NIGA Chairman Believes COVID-19 Unique Threat For Indians

Ernie Stevens Jr., president of the National Indian Gaming Association (NIGA), has released a profound statement on behalf of the Indian nations as they face the instability in the midst of the ongoing COVID-19 pandemic. Tribal leaders across Indian Country, he said, make difficult decisions to protect “our children, our communities and our future.”

Highlighting the extent of the health crisis impact, he wrote: “No one has escaped the impacts of COVID-19, and Indian Country is no exception. All 12 Indian Health Service regions report confirmed cases of persons testing positive for the coronavirus. Some of the hardest-hit areas of Indian Country include the Navajo Nation (813 cases as of April 13), the Pueblo of San Felipe (54), Pueblo of Zia (31) and the Tohono O’odham Nation.”

The coronavirus, according to Stevens, is more of a threat to Indian Nation than other populations. He noted: “Far too many Native Americans are susceptible to this virus because of existing health conditions like diabetes, heart disease, and asthma. But the trigger for spread of the virus is the lack of housing on Indian lands. With multiple generations of families living under one roof, this virus poses a unique challenge to tribal leaders nationwide.
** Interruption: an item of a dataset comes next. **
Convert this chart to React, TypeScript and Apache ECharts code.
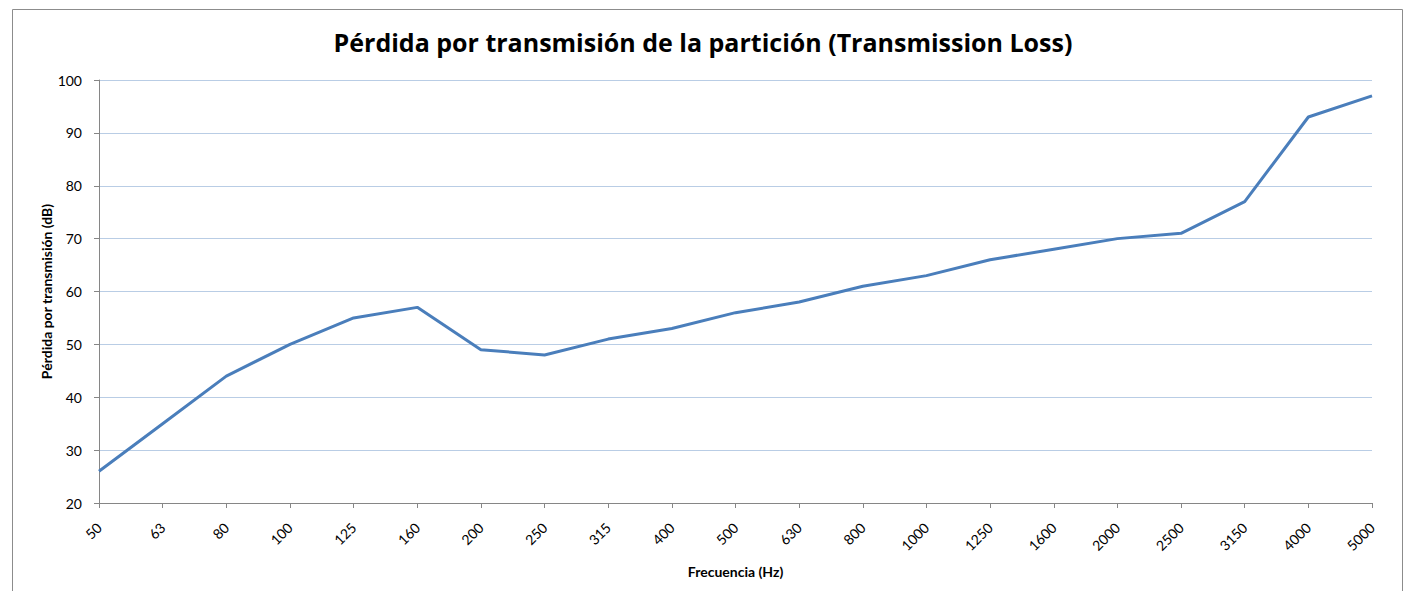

“In addition to the direct health threats, the pandemic is inflicting economic distress throughout Indian Country. As early as the first week in March, tribal leaders began ordering the closures of Indian gaming, hotel, and hospitality operations to help stop the spread of the coronavirus and to protect the safety of employees, guests, and communities. These decisions were difficult, were made with the safety of our people at the front of our minds, and the tribal leaders have to be commended.”

Stevens also called for Paycheck Security access and said NIGA is collaborating with member tribes and the National Congress of American Indians (NCAI) to accomplish that goal. He said: “Small tribal gaming businesses are often primarily job creators. Many times, although we are small business, tribal gaming is among the largest regional employers. We need Paycheck Protection to forestall even more severe economic injury to our small tribal operations.

“The National Indian Gaming Association has called upon Treasury and Small Business Administration (SBA) to fix that by removing this barrier to all tribal gaming operations that meet the employee requirements so that they can retain or re-hire their people, help put food back on their tables, and maintain these workers’ ties to Indian Country – so that when we do defeat this pandemic, we can more quickly get up and running.”

Stevens, in a call for solidarity said: “If there was ever a time in our lives where we need to stand firm together, it is now. We must all be committed individually to doing our part to help lessen the curve and bring us forward to a new normal to rebuild upon for our families, communities, and Indian Country.

“I assure you that throughout the pandemic, the National Indian Gaming Association has and will continue working closely with our Member Tribes and sister organisations and continue to advocate for Indian Country.

“Our prayers for strength go out to all our tribal leaders as they lead their tribal communities through these times. We also pray for the families who have lost loved ones to this virus, and prayers for health and safety for all on the frontlines providing essential, protective, and medical services. We will get through this – apart – but working together. Thank you.”